**WHAT IS NEEDED**. Reply with one number: the count of lines in the data that hold the string "this".

(Data listing)

==============================

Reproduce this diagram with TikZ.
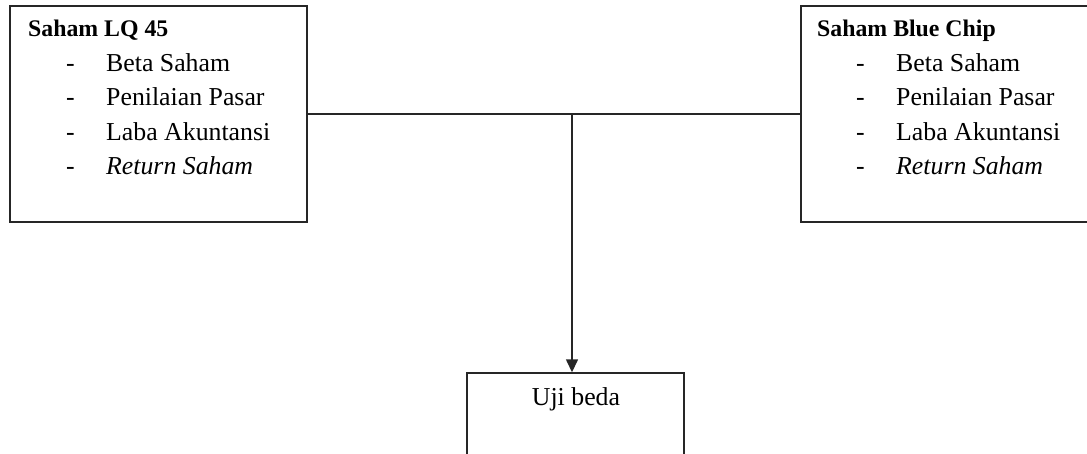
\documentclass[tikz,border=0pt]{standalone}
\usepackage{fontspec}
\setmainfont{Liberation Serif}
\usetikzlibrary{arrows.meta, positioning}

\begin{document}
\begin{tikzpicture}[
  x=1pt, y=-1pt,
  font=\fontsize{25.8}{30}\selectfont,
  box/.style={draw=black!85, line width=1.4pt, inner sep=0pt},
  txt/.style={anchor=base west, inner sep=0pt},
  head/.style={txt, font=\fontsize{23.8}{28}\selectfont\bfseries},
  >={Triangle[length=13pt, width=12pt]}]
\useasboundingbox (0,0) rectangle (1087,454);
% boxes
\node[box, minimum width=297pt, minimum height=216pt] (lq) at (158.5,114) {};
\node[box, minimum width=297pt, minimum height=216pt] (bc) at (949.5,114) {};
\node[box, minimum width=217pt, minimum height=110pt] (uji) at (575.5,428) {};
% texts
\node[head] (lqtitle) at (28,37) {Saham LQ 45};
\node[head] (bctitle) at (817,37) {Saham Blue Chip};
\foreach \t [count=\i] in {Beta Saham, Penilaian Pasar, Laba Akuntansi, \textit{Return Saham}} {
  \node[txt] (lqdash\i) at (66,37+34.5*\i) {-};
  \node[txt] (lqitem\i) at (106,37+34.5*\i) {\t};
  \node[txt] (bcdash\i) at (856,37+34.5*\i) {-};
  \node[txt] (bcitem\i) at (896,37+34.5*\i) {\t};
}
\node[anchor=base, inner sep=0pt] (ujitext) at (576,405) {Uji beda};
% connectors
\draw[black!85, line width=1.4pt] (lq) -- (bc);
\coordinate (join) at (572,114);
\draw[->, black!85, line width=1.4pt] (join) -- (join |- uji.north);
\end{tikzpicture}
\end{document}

==============================

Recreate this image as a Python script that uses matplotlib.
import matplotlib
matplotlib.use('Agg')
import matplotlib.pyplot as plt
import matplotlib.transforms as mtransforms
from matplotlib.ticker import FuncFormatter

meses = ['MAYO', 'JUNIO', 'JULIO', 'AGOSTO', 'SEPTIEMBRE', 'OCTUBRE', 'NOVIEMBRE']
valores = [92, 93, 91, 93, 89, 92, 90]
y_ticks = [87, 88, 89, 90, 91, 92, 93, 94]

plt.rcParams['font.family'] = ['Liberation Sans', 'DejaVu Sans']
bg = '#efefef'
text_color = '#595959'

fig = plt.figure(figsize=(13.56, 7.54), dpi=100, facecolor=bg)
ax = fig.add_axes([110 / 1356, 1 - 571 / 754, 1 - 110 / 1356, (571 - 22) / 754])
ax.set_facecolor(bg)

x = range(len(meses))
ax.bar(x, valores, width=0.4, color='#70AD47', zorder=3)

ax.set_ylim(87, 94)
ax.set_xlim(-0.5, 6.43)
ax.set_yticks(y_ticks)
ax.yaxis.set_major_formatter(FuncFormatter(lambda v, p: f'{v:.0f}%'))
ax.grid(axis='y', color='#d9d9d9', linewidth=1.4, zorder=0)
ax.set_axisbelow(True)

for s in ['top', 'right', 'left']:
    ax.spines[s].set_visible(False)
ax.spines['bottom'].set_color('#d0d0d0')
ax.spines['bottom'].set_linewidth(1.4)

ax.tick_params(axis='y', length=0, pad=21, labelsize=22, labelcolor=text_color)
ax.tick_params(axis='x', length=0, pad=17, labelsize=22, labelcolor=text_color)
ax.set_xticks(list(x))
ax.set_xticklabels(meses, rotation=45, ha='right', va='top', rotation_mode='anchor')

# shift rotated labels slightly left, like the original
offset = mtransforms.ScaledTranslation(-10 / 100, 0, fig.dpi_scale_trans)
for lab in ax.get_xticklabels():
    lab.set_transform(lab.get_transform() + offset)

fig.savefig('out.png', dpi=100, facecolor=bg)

==============================

**WRITTEN RESPONSE**. 2